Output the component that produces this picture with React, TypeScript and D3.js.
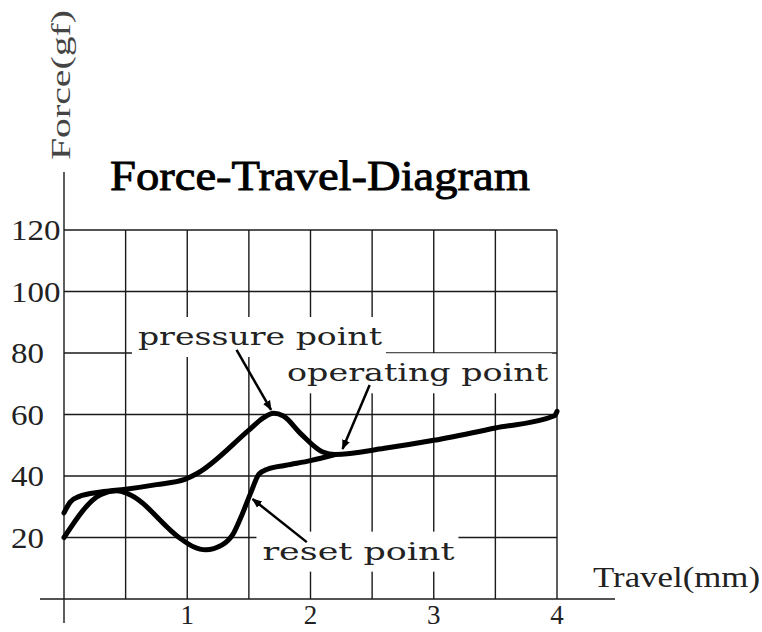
import React from 'react';
import * as d3 from 'd3';

// travel (mm) / force (gf)
const pressTravel = [0, 0.05, 0.12, 0.3, 0.5, 0.75, 0.98, 1.08, 1.5, 1.62, 1.7, 1.78, 1.92, 2.1, 2.2, 2.6, 3.0, 3.5, 3.98, 4.0];
const pressForce = [28, 31.5, 33.3, 34.8, 35.7, 37.2, 38.9, 40.8, 54.9, 59, 60.4, 59.5, 53.8, 47.8, 47, 49, 51.6, 55.6, 59.6, 61];

const releaseTravel = [0, 0.3, 0.43, 0.52, 0.95, 1.05, 1.15, 1.28, 1.37, 1.45, 1.52, 1.58, 1.65, 1.8, 2.0, 2.2];
const releaseForce = [20, 34, 35.2, 34.2, 19.5, 17, 16, 17.5, 21, 28, 35, 40.5, 42.2, 43.5, 45, 47];

const xTicks = [1, 2, 3, 4];
const yTicks = [20, 40, 60, 80, 100, 120];
const xGrid = [0.5, 1, 1.5, 2, 2.5, 3, 3.5, 4];

const labels = ['pressure point', 'operating point', 'reset point'];
const labelAt = [[0.6, 82.6], [1.81, 70.8], [1.61, 12.8]];
const labelWidth = [244, 261, 192];
const arrowFrom = [[1.4, 81], [2.48, 69.6], [1.97, 18.5]];
const arrowTo = [[1.68, 61.5], [2.26, 48.8], [1.53, 32.5]];

const W = 762;
const H = 632;
const FONT = "'Liberation Serif', serif";
const LABEL_FONT = "'DejaVu Serif', serif";

export default function App() {
  const x = d3.scaleLinear().domain([0, 4]).range([64, 557]);
  const y = d3.scaleLinear().domain([0, 120]).range([599, 230]);

  const line = d3.line<[number, number]>()
    .x(d => x(d[0]))
    .y(d => y(d[1]))
    .curve(d3.curveMonotoneX);

  const press = pressTravel.map((t, i) => [t, pressForce[i]] as [number, number]);
  const release = releaseTravel.map((t, i) => [t, releaseForce[i]] as [number, number]);

  const gridColor = '#1a1a1a';
  const textColor = '#222';

  return (
    <svg width={W} height={H} style={{ position: 'absolute', left: 0, top: 0, background: '#fff' }}>
      <defs>
        <marker id="arr" viewBox="0 0 10 10" refX="9" refY="5" markerWidth="4" markerHeight="4" orient="auto">
          <path d="M0,1 L10,5 L0,9 Z" fill="#000" />
        </marker>
      </defs>

      {/* grid */}
      <g stroke={gridColor} strokeWidth={1.4}>
        {yTicks.map(v => (
          <line key={'h' + v} x1={x(0)} x2={x(4)} y1={y(v)} y2={y(v)} />
        ))}
        {xGrid.map(v => (
          <line key={'v' + v} x1={x(v)} x2={x(v)} y1={y(0)} y2={y(120)} />
        ))}
        <line x1={40} x2={615} y1={y(0)} y2={y(0)} />
        <line x1={x(0)} x2={x(0)} y1={172} y2={623} />
      </g>

      {/* tick labels */}
      <g fill={textColor} fontFamily={FONT} fontSize={29}>
        {yTicks.map(v => (
          <text key={'yt' + v} x={11} y={y(v) + 10}
            textLength={String(v).length * 16.5} lengthAdjust="spacingAndGlyphs">{v}</text>
        ))}
        {xTicks.map(v => (
          <text key={'xt' + v} x={x(v)} y={624} fontSize={27} textAnchor="middle">{v}</text>
        ))}
      </g>

      {/* axis titles */}
      <text x={593} y={587} fill={textColor} fontFamily={FONT} fontSize={29}
        textLength={167} lengthAdjust="spacingAndGlyphs">Travel(mm)</text>
      <text transform="translate(70,160) rotate(-90)" fill="#444" fontFamily={FONT} fontSize={28}
        textLength={150} lengthAdjust="spacingAndGlyphs">Force(gf)</text>
      <text x={110} y={190} fill="#000" stroke="#000" strokeWidth={0.9} fontFamily={FONT} fontSize={43}
        textLength={420} lengthAdjust="spacingAndGlyphs">Force-Travel-Diagram</text>

      {/* curves */}
      <path d={line(press) || ''} fill="none" stroke="#000" strokeWidth={5} strokeLinejoin="round" strokeLinecap="round" />
      <path d={line(release) || ''} fill="none" stroke="#000" strokeWidth={5} strokeLinejoin="round" strokeLinecap="round" />

      {/* annotations */}
      {labels.map((s, i) => {
        const lx = x(labelAt[i][0]);
        const ly = y(labelAt[i][1]);
        return (
          <g key={s}>
            <rect x={lx - 6} y={ly - 28} width={labelWidth[i] + 10} height={40} fill="#fff" />
            <text x={lx} y={ly} fill={textColor} fontFamily={LABEL_FONT} fontSize={25}
              textLength={labelWidth[i]} lengthAdjust="spacingAndGlyphs">{s}</text>
            <line x1={x(arrowFrom[i][0])} y1={y(arrowFrom[i][1])} x2={x(arrowTo[i][0])} y2={y(arrowTo[i][1])}
              stroke="#000" strokeWidth={2.5} markerEnd="url(#arr)" />
          </g>
        );
      })}
    </svg>
  );
}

--------

Retype the whole listing exactly and leave the pictures out.

## Solution
Output the component that produces this picture with React, TypeScript and D3.js.
import React from 'react';
import * as d3 from 'd3';

// travel (mm) / force (gf)
const pressTravel = [0, 0.05, 0.12, 0.3, 0.5, 0.75, 0.98, 1.08, 1.5, 1.62, 1.7, 1.78, 1.92, 2.1, 2.2, 2.6, 3.0, 3.5, 3.98, 4.0];
const pressForce = [28, 31.5, 33.3, 34.8, 35.7, 37.2, 38.9, 40.8, 54.9, 59, 60.4, 59.5, 53.8, 47.8, 47, 49, 51.6, 55.6, 59.6, 61];

const releaseTravel = [0, 0.3, 0.43, 0.52, 0.95, 1.05, 1.15, 1.28, 1.37, 1.45, 1.52, 1.58, 1.65, 1.8, 2.0, 2.2];
const releaseForce = [20, 34, 35.2, 34.2, 19.5, 17, 16, 17.5, 21, 28, 35, 40.5, 42.2, 43.5, 45, 47];

const xTicks = [1, 2, 3, 4];
const yTicks = [20, 40, 60, 80, 100, 120];
const xGrid = [0.5, 1, 1.5, 2, 2.5, 3, 3.5, 4];

const labels = ['pressure point', 'operating point', 'reset point'];
const labelAt = [[0.6, 82.6], [1.81, 70.8], [1.61, 12.8]];
const labelWidth = [244, 261, 192];
const arrowFrom = [[1.4, 81], [2.48, 69.6], [1.97, 18.5]];
const arrowTo = [[1.68, 61.5], [2.26, 48.8], [1.53, 32.5]];

const W = 762;
const H = 632;
const FONT = "'Liberation Serif', serif";
const LABEL_FONT = "'DejaVu Serif', serif";

export default function App() {
  const x = d3.scaleLinear().domain([0, 4]).range([64, 557]);
  const y = d3.scaleLinear().domain([0, 120]).range([599, 230]);

  const line = d3.line<[number, number]>()
    .x(d => x(d[0]))
    .y(d => y(d[1]))
    .curve(d3.curveMonotoneX);

  const press = pressTravel.map((t, i) => [t, pressForce[i]] as [number, number]);
  const release = releaseTravel.map((t, i) => [t, releaseForce[i]] as [number, number]);

  const gridColor = '#1a1a1a';
  const textColor = '#222';

  return (
    <svg width={W} height={H} style={{ position: 'absolute', left: 0, top: 0, background: '#fff' }}>
      <defs>
        <marker id="arr" viewBox="0 0 10 10" refX="9" refY="5" markerWidth="4" markerHeight="4" orient="auto">
          <path d="M0,1 L10,5 L0,9 Z" fill="#000" />
        </marker>
      </defs>

      {/* grid */}
      <g stroke={gridColor} strokeWidth={1.4}>
        {yTicks.map(v => (
          <line key={'h' + v} x1={x(0)} x2={x(4)} y1={y(v)} y2={y(v)} />
        ))}
        {xGrid.map(v => (
          <line key={'v' + v} x1={x(v)} x2={x(v)} y1={y(0)} y2={y(120)} />
        ))}
        <line x1={40} x2={615} y1={y(0)} y2={y(0)} />
        <line x1={x(0)} x2={x(0)} y1={172} y2={623} />
      </g>

      {/* tick labels */}
      <g fill={textColor} fontFamily={FONT} fontSize={29}>
        {yTicks.map(v => (
          <text key={'yt' + v} x={11} y={y(v) + 10}
            textLength={String(v).length * 16.5} lengthAdjust="spacingAndGlyphs">{v}</text>
        ))}
        {xTicks.map(v => (
          <text key={'xt' + v} x={x(v)} y={624} fontSize={27} textAnchor="middle">{v}</text>
        ))}
      </g>

      {/* axis titles */}
      <text x={593} y={587} fill={textColor} fontFamily={FONT} fontSize={29}
        textLength={167} lengthAdjust="spacingAndGlyphs">Travel(mm)</text>
      <text transform="translate(70,160) rotate(-90)" fill="#444" fontFamily={FONT} fontSize={28}
        textLength={150} lengthAdjust="spacingAndGlyphs">Force(gf)</text>
      <text x={110} y={190} fill="#000" stroke="#000" strokeWidth={0.9} fontFamily={FONT} fontSize={43}
        textLength={420} lengthAdjust="spacingAndGlyphs">Force-Travel-Diagram</text>

      {/* curves */}
      <path d={line(press) || ''} fill="none" stroke="#000" strokeWidth={5} strokeLinejoin="round" strokeLinecap="round" />
      <path d={line(release) || ''} fill="none" stroke="#000" strokeWidth={5} strokeLinejoin="round" strokeLinecap="round" />

      {/* annotations */}
      {labels.map((s, i) => {
        const lx = x(labelAt[i][0]);
        const ly = y(labelAt[i][1]);
        return (
          <g key={s}>
            <rect x={lx - 6} y={ly - 28} width={labelWidth[i] + 10} height={40} fill="#fff" />
            <text x={lx} y={ly} fill={textColor} fontFamily={LABEL_FONT} fontSize={25}
              textLength={labelWidth[i]} lengthAdjust="spacingAndGlyphs">{s}</text>
            <line x1={x(arrowFrom[i][0])} y1={y(arrowFrom[i][1])} x2={x(arrowTo[i][0])} y2={y(arrowTo[i][1])}
              stroke="#000" strokeWidth={2.5} markerEnd="url(#arr)" />
          </g>
        );
      })}
    </svg>
  );
}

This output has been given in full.